>>
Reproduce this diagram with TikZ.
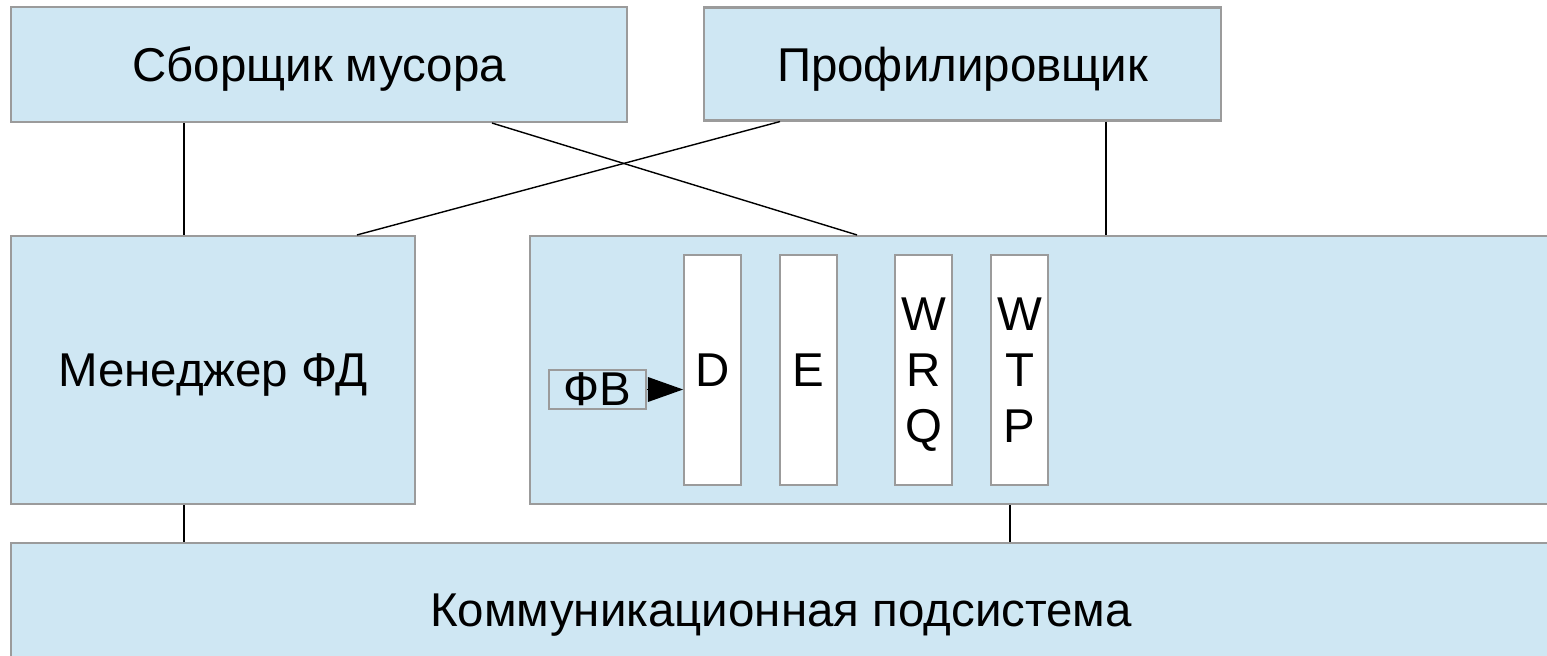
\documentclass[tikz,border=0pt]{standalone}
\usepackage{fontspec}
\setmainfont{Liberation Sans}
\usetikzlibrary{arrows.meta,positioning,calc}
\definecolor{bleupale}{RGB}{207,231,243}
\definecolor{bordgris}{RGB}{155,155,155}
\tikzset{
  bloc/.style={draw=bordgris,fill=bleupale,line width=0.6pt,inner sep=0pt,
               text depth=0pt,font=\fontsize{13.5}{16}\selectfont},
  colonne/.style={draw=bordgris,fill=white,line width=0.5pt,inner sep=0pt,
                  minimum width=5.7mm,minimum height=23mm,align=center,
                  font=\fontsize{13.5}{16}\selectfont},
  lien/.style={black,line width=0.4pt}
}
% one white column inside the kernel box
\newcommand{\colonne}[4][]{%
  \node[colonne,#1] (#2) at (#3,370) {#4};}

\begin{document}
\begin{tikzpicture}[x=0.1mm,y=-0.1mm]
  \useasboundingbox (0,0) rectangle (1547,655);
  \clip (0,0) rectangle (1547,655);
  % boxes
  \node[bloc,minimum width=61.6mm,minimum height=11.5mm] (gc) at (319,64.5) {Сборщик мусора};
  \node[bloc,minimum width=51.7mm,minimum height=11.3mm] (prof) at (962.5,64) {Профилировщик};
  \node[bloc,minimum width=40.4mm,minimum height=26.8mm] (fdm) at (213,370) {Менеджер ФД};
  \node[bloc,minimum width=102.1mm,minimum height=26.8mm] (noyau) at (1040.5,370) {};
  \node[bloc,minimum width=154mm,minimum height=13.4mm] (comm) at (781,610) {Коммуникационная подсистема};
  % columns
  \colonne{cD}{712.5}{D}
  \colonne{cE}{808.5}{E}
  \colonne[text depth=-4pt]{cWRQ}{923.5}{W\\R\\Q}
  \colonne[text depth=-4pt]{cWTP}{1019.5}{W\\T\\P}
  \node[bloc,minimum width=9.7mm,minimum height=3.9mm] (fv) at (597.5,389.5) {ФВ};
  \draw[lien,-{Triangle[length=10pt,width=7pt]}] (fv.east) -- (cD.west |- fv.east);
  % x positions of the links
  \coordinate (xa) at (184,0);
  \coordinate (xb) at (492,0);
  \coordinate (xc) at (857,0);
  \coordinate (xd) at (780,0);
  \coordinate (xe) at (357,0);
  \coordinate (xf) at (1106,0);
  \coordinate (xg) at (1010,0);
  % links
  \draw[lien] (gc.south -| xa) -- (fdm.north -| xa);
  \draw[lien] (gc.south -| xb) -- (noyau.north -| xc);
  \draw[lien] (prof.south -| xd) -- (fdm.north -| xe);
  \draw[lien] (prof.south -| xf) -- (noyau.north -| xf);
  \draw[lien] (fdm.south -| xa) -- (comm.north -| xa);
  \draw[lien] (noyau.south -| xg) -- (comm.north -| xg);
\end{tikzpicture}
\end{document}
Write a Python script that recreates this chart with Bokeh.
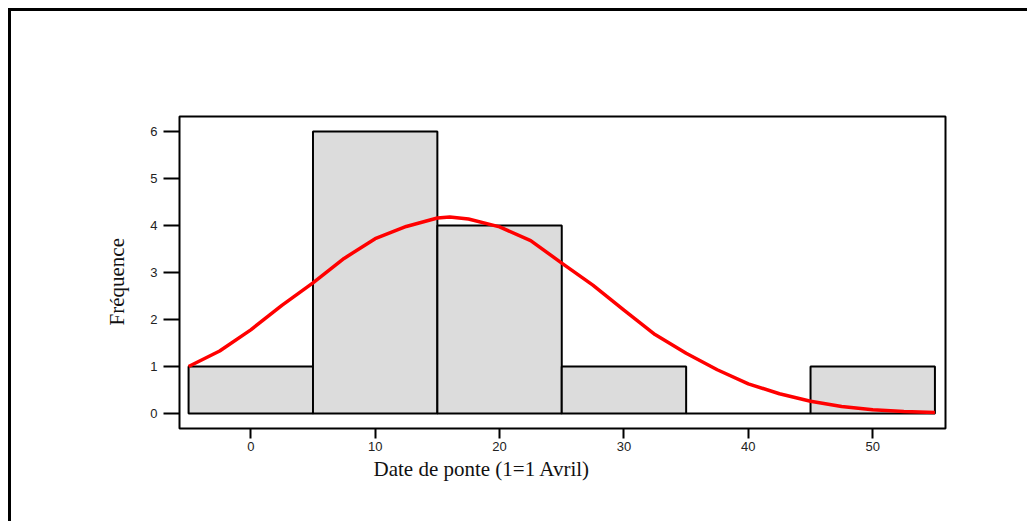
<<
#### GOAL
Every line from the top of the entries through the line that holds "(#2) at (#3,370)" is to be quoted exactly, please, and nothing else; omit the pictures.

#### RESPONSE BELOW
Reproduce this diagram with TikZ.
\documentclass[tikz,border=0pt]{standalone}
\usepackage{fontspec}
\setmainfont{Liberation Sans}
\usetikzlibrary{arrows.meta,positioning,calc}
\definecolor{bleupale}{RGB}{207,231,243}
\definecolor{bordgris}{RGB}{155,155,155}
\tikzset{
  bloc/.style={draw=bordgris,fill=bleupale,line width=0.6pt,inner sep=0pt,
               text depth=0pt,font=\fontsize{13.5}{16}\selectfont},
  colonne/.style={draw=bordgris,fill=white,line width=0.5pt,inner sep=0pt,
                  minimum width=5.7mm,minimum height=23mm,align=center,
                  font=\fontsize{13.5}{16}\selectfont},
  lien/.style={black,line width=0.4pt}
}
% one white column inside the kernel box
\newcommand{\colonne}[4][]{%
  \node[colonne,#1] (#2) at (#3,370) {#4};}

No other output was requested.